Interlayer interactions and electron transfer effects on sodium adsorption on 2D heterostructures surfaces

Surface adsorption plays a crucial role in various natural and industrial processes, particularly in the field of energy storage. The adsorption of sodium atoms on 2D layered materials can significantly impact their performance as carriers and electrodes in ion batteries. While it is commonly acknowledged that pristine graphene is not favorable for sodium ion adsorption, the suitability of other 2D materials with similar honeycomb symmetry remains unclear. In this study, we employ systematic first-principles calculations to explore interlayer interactions and electron transfer effects on sodium adsorption on 2D van der Waals (vdW) heterostructures (HTSs) surfaces.

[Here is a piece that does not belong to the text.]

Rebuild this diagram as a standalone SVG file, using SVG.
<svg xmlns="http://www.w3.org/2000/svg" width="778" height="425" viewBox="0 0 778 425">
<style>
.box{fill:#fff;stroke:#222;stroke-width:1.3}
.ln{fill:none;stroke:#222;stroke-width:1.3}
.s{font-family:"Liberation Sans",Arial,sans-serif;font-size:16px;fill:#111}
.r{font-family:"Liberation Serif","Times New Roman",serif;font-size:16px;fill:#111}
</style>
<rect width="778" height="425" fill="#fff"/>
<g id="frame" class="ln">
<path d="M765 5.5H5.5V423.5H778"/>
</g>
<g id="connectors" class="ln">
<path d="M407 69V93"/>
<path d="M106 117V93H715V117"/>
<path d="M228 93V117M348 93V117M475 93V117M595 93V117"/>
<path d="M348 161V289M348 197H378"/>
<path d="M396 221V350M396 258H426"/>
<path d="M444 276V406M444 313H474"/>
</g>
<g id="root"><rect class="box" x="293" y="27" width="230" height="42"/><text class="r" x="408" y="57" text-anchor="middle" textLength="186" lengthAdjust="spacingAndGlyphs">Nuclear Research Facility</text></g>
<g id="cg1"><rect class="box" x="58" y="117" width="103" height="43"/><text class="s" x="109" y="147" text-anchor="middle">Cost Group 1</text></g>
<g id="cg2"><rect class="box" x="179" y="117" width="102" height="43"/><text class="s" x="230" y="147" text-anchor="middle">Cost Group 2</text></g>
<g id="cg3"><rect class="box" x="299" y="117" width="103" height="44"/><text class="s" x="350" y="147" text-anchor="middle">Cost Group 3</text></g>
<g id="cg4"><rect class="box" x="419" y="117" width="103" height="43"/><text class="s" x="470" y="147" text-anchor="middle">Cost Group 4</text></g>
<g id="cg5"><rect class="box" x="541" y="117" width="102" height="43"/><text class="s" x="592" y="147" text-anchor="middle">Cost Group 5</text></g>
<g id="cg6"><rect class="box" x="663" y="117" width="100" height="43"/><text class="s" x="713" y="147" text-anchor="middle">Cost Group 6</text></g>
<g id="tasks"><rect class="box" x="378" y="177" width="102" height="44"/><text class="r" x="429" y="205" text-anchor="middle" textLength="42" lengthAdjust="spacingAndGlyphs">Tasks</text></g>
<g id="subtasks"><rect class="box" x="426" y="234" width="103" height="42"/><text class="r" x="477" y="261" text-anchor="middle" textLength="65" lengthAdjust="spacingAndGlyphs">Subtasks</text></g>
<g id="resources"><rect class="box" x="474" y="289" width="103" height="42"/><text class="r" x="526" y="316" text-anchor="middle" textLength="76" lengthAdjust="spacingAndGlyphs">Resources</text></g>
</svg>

Our results demonstrate that sodium adsorption is energetically favorable on these substrates. Moreover, we find that the adsorption strength can be effectively tuned by manipulation of the electron accumulation or depletion of the layer directly interacting with the sodium atom. By stacking these layered materials with different electron abundancy to form vdW HTSs, the charge density of the substrate becomes tunable through interlayer charge transfer. In these vdW HTSs, the adsorption behavior of sodium is primarily controlled by the absorption layer and exhibits a linear correlation with its p_z-band center. Additionally, we identify linear correlations between the sodium adsorption energies, the electron loss of the sodium atom, the interlayer charge transfer, and the heights of the adsorbed sodium atom. These discoveries underscore the impact of interlayer electron transfer and interactions on sodium ion adsorption on 2D vdW HTSs and providing new insights into material design for alkali atom adsorption.